___ Supplied data ___

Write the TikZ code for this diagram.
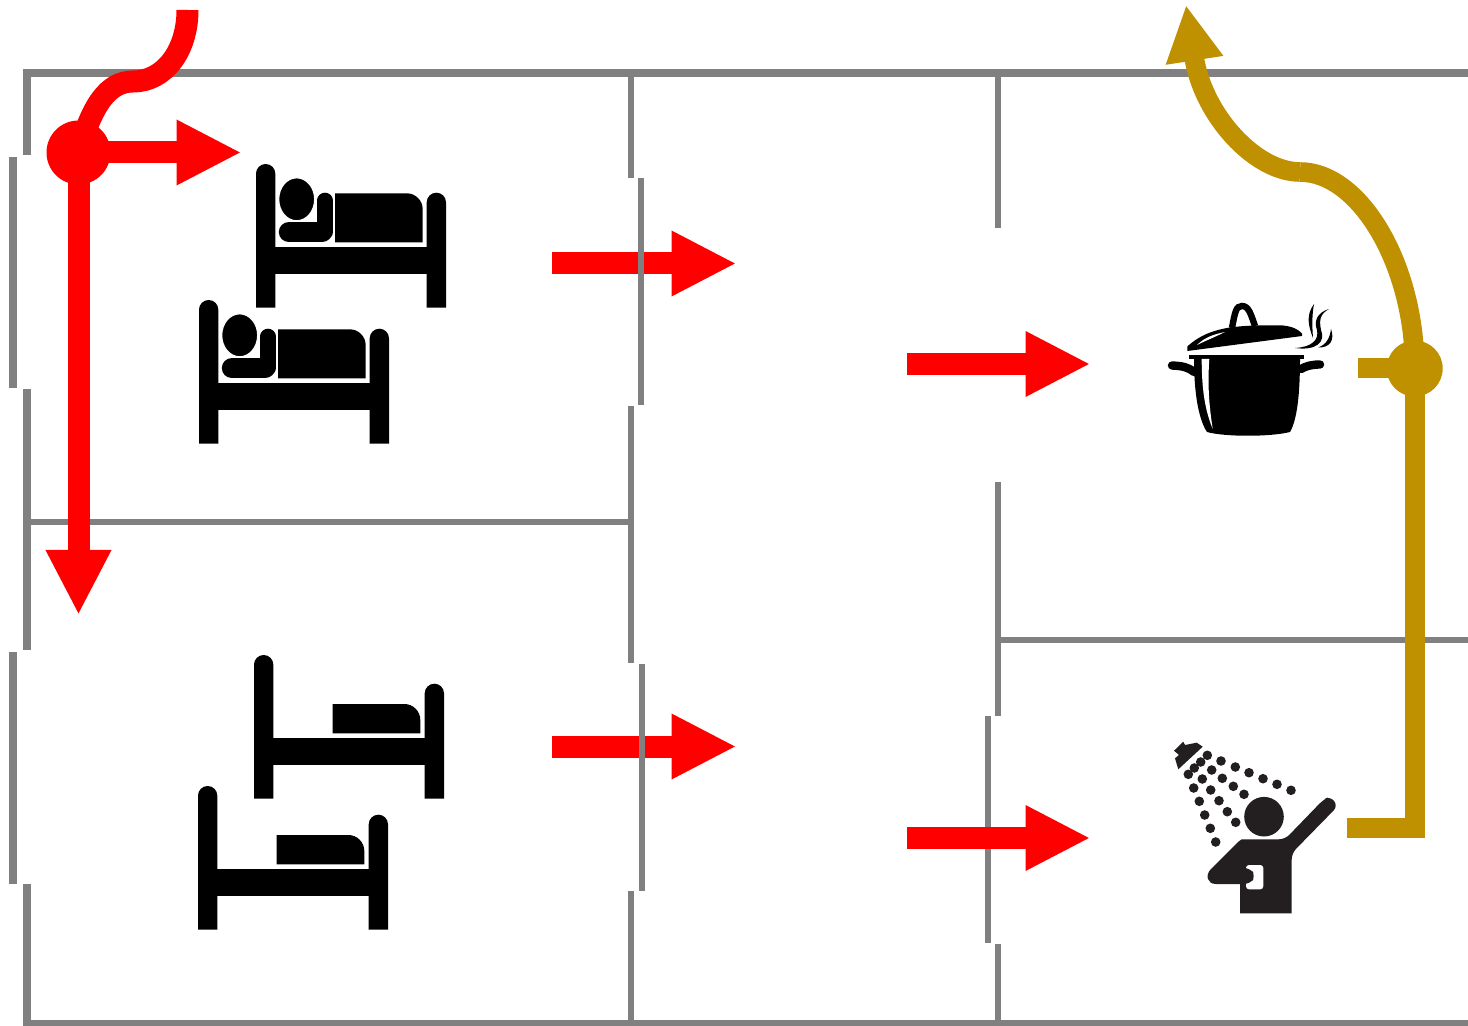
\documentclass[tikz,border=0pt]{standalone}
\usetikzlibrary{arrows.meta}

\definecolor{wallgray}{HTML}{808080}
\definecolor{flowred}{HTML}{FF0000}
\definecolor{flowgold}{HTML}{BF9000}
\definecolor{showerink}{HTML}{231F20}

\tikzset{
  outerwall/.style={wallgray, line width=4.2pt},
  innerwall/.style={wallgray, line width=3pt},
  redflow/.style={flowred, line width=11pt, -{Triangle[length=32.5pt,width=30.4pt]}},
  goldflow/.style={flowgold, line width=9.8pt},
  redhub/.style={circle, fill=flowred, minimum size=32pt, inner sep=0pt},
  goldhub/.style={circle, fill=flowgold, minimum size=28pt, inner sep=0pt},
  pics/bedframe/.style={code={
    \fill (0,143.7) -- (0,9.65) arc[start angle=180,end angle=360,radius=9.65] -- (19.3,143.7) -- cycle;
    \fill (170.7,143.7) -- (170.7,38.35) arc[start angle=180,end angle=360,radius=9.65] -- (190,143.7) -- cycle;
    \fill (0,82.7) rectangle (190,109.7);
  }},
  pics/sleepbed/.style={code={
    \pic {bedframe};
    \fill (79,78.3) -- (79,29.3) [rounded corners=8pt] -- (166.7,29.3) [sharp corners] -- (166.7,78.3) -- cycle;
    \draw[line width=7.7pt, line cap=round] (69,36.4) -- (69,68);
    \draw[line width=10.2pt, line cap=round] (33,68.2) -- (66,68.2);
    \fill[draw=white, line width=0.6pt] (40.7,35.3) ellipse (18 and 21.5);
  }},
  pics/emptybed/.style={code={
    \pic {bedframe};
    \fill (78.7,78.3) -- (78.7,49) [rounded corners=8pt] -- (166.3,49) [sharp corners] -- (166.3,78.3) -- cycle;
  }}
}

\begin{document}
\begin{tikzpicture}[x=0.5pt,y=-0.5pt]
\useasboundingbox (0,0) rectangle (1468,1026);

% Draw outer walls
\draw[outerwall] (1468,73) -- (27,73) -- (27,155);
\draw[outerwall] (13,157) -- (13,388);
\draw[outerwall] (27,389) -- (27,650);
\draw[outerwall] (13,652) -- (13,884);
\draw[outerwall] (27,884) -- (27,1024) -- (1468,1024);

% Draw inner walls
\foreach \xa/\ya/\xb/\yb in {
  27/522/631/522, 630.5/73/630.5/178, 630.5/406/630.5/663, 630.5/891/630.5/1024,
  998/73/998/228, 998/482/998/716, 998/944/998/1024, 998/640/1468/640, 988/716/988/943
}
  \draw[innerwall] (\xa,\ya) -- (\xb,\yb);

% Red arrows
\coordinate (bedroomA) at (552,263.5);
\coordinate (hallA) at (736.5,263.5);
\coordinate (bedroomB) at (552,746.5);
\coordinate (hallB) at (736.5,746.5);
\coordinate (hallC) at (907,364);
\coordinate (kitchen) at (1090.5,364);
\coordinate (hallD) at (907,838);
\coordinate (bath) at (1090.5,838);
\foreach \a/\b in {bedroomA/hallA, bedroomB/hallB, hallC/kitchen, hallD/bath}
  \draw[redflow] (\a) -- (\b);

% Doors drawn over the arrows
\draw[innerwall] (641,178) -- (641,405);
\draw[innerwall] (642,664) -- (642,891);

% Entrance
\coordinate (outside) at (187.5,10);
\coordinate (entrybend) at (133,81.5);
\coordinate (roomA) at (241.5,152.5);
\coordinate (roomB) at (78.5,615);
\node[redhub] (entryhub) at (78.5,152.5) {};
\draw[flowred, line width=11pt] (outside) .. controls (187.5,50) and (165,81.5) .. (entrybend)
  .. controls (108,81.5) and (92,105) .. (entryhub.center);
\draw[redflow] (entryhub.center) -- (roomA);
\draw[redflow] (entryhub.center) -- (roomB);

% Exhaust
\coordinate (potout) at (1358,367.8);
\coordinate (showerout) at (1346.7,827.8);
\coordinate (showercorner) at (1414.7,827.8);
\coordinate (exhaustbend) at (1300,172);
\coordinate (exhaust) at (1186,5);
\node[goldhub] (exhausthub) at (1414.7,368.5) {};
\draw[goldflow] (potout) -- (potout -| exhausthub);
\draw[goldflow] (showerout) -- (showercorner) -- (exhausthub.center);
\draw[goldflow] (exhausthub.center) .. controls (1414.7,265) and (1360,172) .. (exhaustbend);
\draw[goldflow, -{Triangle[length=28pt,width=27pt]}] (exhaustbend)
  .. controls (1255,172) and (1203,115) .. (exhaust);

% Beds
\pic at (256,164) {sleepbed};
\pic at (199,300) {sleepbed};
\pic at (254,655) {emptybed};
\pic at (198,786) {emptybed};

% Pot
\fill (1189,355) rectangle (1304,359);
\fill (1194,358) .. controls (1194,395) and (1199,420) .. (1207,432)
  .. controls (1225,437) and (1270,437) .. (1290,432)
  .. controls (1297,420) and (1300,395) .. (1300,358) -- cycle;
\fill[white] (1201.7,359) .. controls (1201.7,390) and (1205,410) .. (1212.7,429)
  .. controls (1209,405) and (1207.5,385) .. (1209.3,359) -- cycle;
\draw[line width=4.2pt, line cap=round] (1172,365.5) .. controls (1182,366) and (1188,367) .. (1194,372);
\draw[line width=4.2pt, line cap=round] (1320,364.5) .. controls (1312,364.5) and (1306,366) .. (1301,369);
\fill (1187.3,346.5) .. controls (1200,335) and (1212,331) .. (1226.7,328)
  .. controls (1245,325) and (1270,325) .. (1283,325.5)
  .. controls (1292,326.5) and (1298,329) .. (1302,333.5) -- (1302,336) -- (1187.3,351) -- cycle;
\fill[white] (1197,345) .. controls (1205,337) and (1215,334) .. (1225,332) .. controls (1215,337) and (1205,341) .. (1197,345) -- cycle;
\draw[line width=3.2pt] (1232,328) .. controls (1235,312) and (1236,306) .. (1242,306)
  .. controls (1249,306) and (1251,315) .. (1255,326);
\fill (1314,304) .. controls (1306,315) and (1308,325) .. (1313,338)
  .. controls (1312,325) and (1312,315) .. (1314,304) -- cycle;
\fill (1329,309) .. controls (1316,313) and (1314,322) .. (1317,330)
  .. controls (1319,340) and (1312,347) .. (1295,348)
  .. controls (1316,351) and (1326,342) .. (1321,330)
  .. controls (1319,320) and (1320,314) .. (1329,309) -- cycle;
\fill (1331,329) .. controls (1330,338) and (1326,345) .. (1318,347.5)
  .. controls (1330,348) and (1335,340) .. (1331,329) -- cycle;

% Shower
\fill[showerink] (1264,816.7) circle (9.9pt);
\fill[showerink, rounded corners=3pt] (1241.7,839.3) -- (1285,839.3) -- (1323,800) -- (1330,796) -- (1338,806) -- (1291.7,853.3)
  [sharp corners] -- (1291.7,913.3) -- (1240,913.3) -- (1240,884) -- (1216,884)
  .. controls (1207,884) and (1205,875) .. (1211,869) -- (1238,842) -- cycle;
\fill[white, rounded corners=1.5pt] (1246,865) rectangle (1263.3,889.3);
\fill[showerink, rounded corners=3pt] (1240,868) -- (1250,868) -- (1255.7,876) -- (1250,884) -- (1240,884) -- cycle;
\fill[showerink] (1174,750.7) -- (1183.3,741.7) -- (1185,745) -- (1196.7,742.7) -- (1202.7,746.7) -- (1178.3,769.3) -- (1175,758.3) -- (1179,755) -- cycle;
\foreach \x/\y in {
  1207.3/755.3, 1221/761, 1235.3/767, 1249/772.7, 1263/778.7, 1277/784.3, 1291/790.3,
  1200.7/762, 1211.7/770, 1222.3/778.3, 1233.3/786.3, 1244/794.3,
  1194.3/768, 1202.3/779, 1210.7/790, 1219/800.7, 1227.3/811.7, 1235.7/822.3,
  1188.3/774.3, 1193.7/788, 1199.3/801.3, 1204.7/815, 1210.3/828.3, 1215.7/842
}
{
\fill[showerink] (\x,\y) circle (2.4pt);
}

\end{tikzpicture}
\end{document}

___

== The task ==
Count how many lines of the listing above include "code" and report that number alone.

== Result for this exercise ==
4